Essentially, this means that a computer on an external network cannot connect to one of the internal servers unless the internal node has initiated the contact. Outside users can't simply latch onto an internal IP address and use it to connect to a software port or an internal node. Once again, this allows integrators to set the internal addresses in the factory and only have to manage the NAT module interface when the system is installed at a customer site.

Load Sharing NAT (LSNAT), as defined by RFC 2391, enables the NAT module to distribute a session load across a pool of servers. A common example would be an embedded server farm acting as a single, virtual Web, e-mail or database server. Load sharing is used to decrease response time for each function by leveling the work each server has to do. It also allows systems to grow over time by transparently adding servers to handle increasing session load.
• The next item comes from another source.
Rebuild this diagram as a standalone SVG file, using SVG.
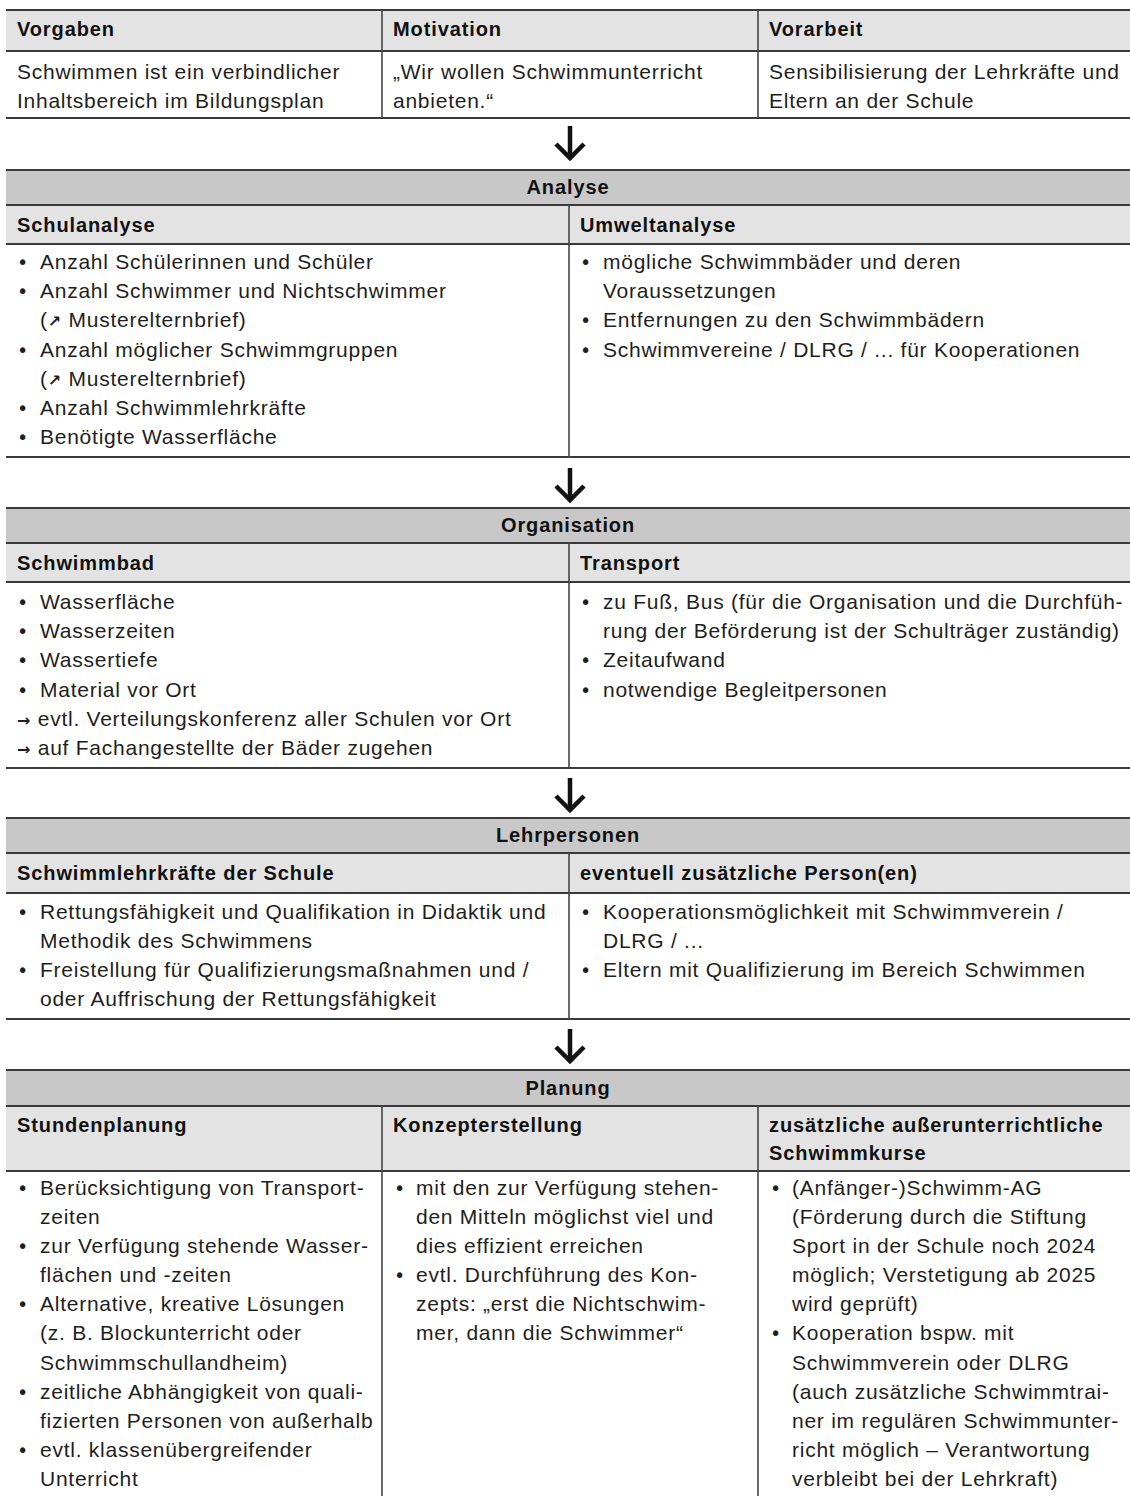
<svg xmlns="http://www.w3.org/2000/svg" width="1130" height="1496" viewBox="0 0 1130 1496">
<style>
text{font-family:"Liberation Sans",Arial,"DejaVu Sans",sans-serif;fill:#1e1e1e}
.t{font-size:21px;letter-spacing:0.75px}
.bl{font-family:"DejaVu Sans",sans-serif;font-size:19px}
.ar{font-family:"DejaVu Sans",sans-serif;font-size:16px;font-weight:bold}
.b{font-size:20px;font-weight:bold;letter-spacing:0.9px;fill:#111}
.c{text-anchor:middle}
.hd{fill:#e3e3e3}
.band{fill:#c8c8c8}
.h{stroke:#3a3a3a;stroke-width:2;fill:none}
.v{stroke:#444;stroke-width:1.6;fill:none}
.arr{stroke:#111;stroke-width:4.5;fill:none;stroke-linecap:butt;stroke-linejoin:miter}
</style>
<rect width="1130" height="1496" fill="#fff"/>

<g id="top-table">
<rect class="hd" x="6" y="10" width="1124" height="41"/>
<line class="h" x1="6" y1="10" x2="1130" y2="10"/>
<line class="h" x1="6" y1="51" x2="1130" y2="51"/>
<line class="h" x1="6" y1="118" x2="1130" y2="118"/>
<line class="v" x1="382" y1="10" x2="382" y2="118"/>
<line class="v" x1="758" y1="10" x2="758" y2="118"/>
<g id="vorgaben">
<text class="b" x="17" y="36">Vorgaben</text>
<text class="t" x="17" y="79">Schwimmen ist ein verbindlicher</text>
<text class="t" x="17" y="108">Inhaltsbereich im Bildungsplan</text>
</g>
<g id="motivation">
<text class="b" x="393" y="36">Motivation</text>
<text class="t" x="393" y="79">„Wir wollen Schwimmunterricht</text>
<text class="t" x="393" y="108">anbieten.“</text>
</g>
<g id="vorarbeit">
<text class="b" x="769" y="36">Vorarbeit</text>
<text class="t" x="769" y="79">Sensibilisierung der Lehrkräfte und</text>
<text class="t" x="769" y="108">Eltern an der Schule</text>
</g>
</g>

<g id="analyse">
<rect class="band" x="6" y="170" width="1124" height="35"/>
<rect class="hd" x="6" y="205" width="1124" height="39"/>
<line class="h" x1="6" y1="170" x2="1130" y2="170"/>
<line class="h" x1="6" y1="205" x2="1130" y2="205"/>
<line class="h" x1="6" y1="244" x2="1130" y2="244"/>
<line class="h" x1="6" y1="457" x2="1130" y2="457"/>
<line class="v" x1="569" y1="205" x2="569" y2="457"/>
<text class="b c" x="568" y="194">Analyse</text>
<g id="schulanalyse">
<text class="b" x="17" y="232">Schulanalyse</text>
<text class="bl" x="17" y="269">•</text><text class="t" x="40" y="269">Anzahl Schülerinnen und Schüler</text>
<text class="bl" x="17" y="298">•</text><text class="t" x="40" y="298">Anzahl Schwimmer und Nichtschwimmer</text>
<text class="t" x="40" y="327">(<tspan class="ar">↗</tspan> Musterelternbrief)</text>
<text class="bl" x="17" y="357">•</text><text class="t" x="40" y="357">Anzahl möglicher Schwimmgruppen</text>
<text class="t" x="40" y="386">(<tspan class="ar">↗</tspan> Musterelternbrief)</text>
<text class="bl" x="17" y="415">•</text><text class="t" x="40" y="415">Anzahl Schwimmlehrkräfte</text>
<text class="bl" x="17" y="444">•</text><text class="t" x="40" y="444">Benötigte Wasserfläche</text>
</g>
<g id="umweltanalyse">
<text class="b" x="580" y="232">Umweltanalyse</text>
<text class="bl" x="580" y="269">•</text><text class="t" x="603" y="269">mögliche Schwimmbäder und deren</text>
<text class="t" x="603" y="298">Voraussetzungen</text>
<text class="bl" x="580" y="327">•</text><text class="t" x="603" y="327">Entfernungen zu den Schwimmbädern</text>
<text class="bl" x="580" y="357">•</text><text class="t" x="603" y="357">Schwimmvereine / DLRG / ... für Kooperationen</text>
</g>
</g>

<g id="organisation">
<rect class="band" x="6" y="508" width="1124" height="35"/>
<rect class="hd" x="6" y="543" width="1124" height="39"/>
<line class="h" x1="6" y1="508" x2="1130" y2="508"/>
<line class="h" x1="6" y1="543" x2="1130" y2="543"/>
<line class="h" x1="6" y1="582" x2="1130" y2="582"/>
<line class="h" x1="6" y1="768" x2="1130" y2="768"/>
<line class="v" x1="569" y1="543" x2="569" y2="768"/>
<text class="b c" x="568" y="532">Organisation</text>
<g id="schwimmbad">
<text class="b" x="17" y="570">Schwimmbad</text>
<text class="bl" x="17" y="609">•</text><text class="t" x="40" y="609">Wasserfläche</text>
<text class="bl" x="17" y="638">•</text><text class="t" x="40" y="638">Wasserzeiten</text>
<text class="bl" x="17" y="667">•</text><text class="t" x="40" y="667">Wassertiefe</text>
<text class="bl" x="17" y="697">•</text><text class="t" x="40" y="697">Material vor Ort</text>
<text class="t" x="17" y="726"><tspan class="ar">→</tspan> evtl. Verteilungskonferenz aller Schulen vor Ort</text>
<text class="t" x="17" y="755"><tspan class="ar">→</tspan> auf Fachangestellte der Bäder zugehen</text>
</g>
<g id="transport">
<text class="b" x="580" y="570">Transport</text>
<text class="bl" x="580" y="609">•</text><text class="t" x="603" y="609">zu Fuß, Bus (für die Organisation und die Durchfüh-</text>
<text class="t" x="603" y="638">rung der Beförderung ist der Schulträger zuständig)</text>
<text class="bl" x="580" y="667">•</text><text class="t" x="603" y="667">Zeitaufwand</text>
<text class="bl" x="580" y="697">•</text><text class="t" x="603" y="697">notwendige Begleitpersonen</text>
</g>
</g>

<g id="lehrpersonen">
<rect class="band" x="6" y="818" width="1124" height="35"/>
<rect class="hd" x="6" y="853" width="1124" height="40"/>
<line class="h" x1="6" y1="818" x2="1130" y2="818"/>
<line class="h" x1="6" y1="853" x2="1130" y2="853"/>
<line class="h" x1="6" y1="893" x2="1130" y2="893"/>
<line class="h" x1="6" y1="1019" x2="1130" y2="1019"/>
<line class="v" x1="569" y1="853" x2="569" y2="1019"/>
<text class="b c" x="568" y="842">Lehrpersonen</text>
<g id="schwimmlehrkraefte">
<text class="b" x="17" y="880">Schwimmlehrkräfte der Schule</text>
<text class="bl" x="17" y="919">•</text><text class="t" x="40" y="919">Rettungsfähigkeit und Qualifikation in Didaktik und</text>
<text class="t" x="40" y="948">Methodik des Schwimmens</text>
<text class="bl" x="17" y="977">•</text><text class="t" x="40" y="977">Freistellung für Qualifizierungsmaßnahmen und /</text>
<text class="t" x="40" y="1006">oder Auffrischung der Rettungsfähigkeit</text>
</g>
<g id="zusaetzliche-personen">
<text class="b" x="580" y="880">eventuell zusätzliche Person(en)</text>
<text class="bl" x="580" y="919">•</text><text class="t" x="603" y="919">Kooperationsmöglichkeit mit Schwimmverein /</text>
<text class="t" x="603" y="948">DLRG /  ...</text>
<text class="bl" x="580" y="977">•</text><text class="t" x="603" y="977">Eltern mit Qualifizierung im Bereich Schwimmen</text>
</g>
</g>

<g id="planung">
<rect class="band" x="6" y="1070" width="1124" height="36"/>
<rect class="hd" x="6" y="1106" width="1124" height="65"/>
<line class="h" x1="6" y1="1070" x2="1130" y2="1070"/>
<line class="h" x1="6" y1="1106" x2="1130" y2="1106"/>
<line class="h" x1="6" y1="1171" x2="1130" y2="1171"/>
<line class="v" x1="382" y1="1106" x2="382" y2="1496"/>
<line class="v" x1="758" y1="1106" x2="758" y2="1496"/>
<text class="b c" x="568" y="1095">Planung</text>
<g id="stundenplanung">
<text class="b" x="17" y="1132">Stundenplanung</text>
<text class="bl" x="17" y="1195">•</text><text class="t" x="40" y="1195">Berücksichtigung von Transport-</text>
<text class="t" x="40" y="1224">zeiten</text>
<text class="bl" x="17" y="1253">•</text><text class="t" x="40" y="1253">zur Verfügung stehende Wasser-</text>
<text class="t" x="40" y="1282">flächen und -zeiten</text>
<text class="bl" x="17" y="1311">•</text><text class="t" x="40" y="1311">Alternative, kreative Lösungen</text>
<text class="t" x="40" y="1340">(z. B. Blockunterricht oder</text>
<text class="t" x="40" y="1370">Schwimmschullandheim)</text>
<text class="bl" x="17" y="1399">•</text><text class="t" x="40" y="1399">zeitliche Abhängigkeit von quali-</text>
<text class="t" x="40" y="1428">fizierten Personen von außerhalb</text>
<text class="bl" x="17" y="1457">•</text><text class="t" x="40" y="1457">evtl. klassenübergreifender</text>
<text class="t" x="40" y="1486">Unterricht</text>
</g>
<g id="konzepterstellung">
<text class="b" x="393" y="1132">Konzepterstellung</text>
<text class="bl" x="394" y="1195">•</text><text class="t" x="416" y="1195">mit den zur Verfügung stehen-</text>
<text class="t" x="416" y="1224">den Mitteln möglichst viel und</text>
<text class="t" x="416" y="1253">dies effizient erreichen</text>
<text class="bl" x="394" y="1282">•</text><text class="t" x="416" y="1282">evtl. Durchführung des Kon-</text>
<text class="t" x="416" y="1311">zepts: „erst die Nichtschwim-</text>
<text class="t" x="416" y="1340">mer, dann die Schwimmer“</text>
</g>
<g id="schwimmkurse">
<text class="b" x="769" y="1132">zusätzliche außerunterrichtliche</text>
<text class="b" x="769" y="1160">Schwimmkurse</text>
<text class="bl" x="770" y="1195">•</text><text class="t" x="792" y="1195">(Anfänger-)Schwimm-AG</text>
<text class="t" x="792" y="1224">(Förderung durch die Stiftung</text>
<text class="t" x="792" y="1253">Sport in der Schule noch 2024</text>
<text class="t" x="792" y="1282">möglich; Verstetigung ab 2025</text>
<text class="t" x="792" y="1311">wird geprüft)</text>
<text class="bl" x="770" y="1340">•</text><text class="t" x="792" y="1340">Kooperation bspw. mit</text>
<text class="t" x="792" y="1370">Schwimmverein oder DLRG</text>
<text class="t" x="792" y="1399">(auch zusätzliche Schwimmtrai-</text>
<text class="t" x="792" y="1428">ner im regulären Schwimmunter-</text>
<text class="t" x="792" y="1457">richt möglich – Verantwortung</text>
<text class="t" x="792" y="1486">verbleibt bei der Lehrkraft)</text>
</g>
</g>

<g id="connectors">
<path class="arr" d="M570 126V158M556 144L570 158L584 144"/>
<path class="arr" d="M570 468V500M556 486L570 500L584 486"/>
<path class="arr" d="M570 778V810M556 796L570 810L584 796"/>
<path class="arr" d="M570 1029V1061M556 1047L570 1061L584 1047"/>
</g>
</svg>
LSNAT is most often used in server farms, where a single blade server is not able to cope with the demands of an increasing number of clients or sessions. Load sharing of that same workload across multiple servers also enhances responsiveness. LSNAT makes it easy to scale load to resources, by transparently spreading the client load among several server nodes.

One of LSNAT's real strengths is the flexibility it offers to a systems administrator, making it very easy to reorganize and rearrange server nodes in the chassis. Nodes in a server pool may be replaced/upgraded, or new nodes may be added without the clients being aware of any background activity. Changes to servers, whether blade- or box-based, can be shielded from client nodes by making the NAT module the focal point for change management and network traffic.

All requests and responses pertaining to a session between a client and server node pass through the same NAT. This gives designers a single control point for all traffic to/from an "internal" domain.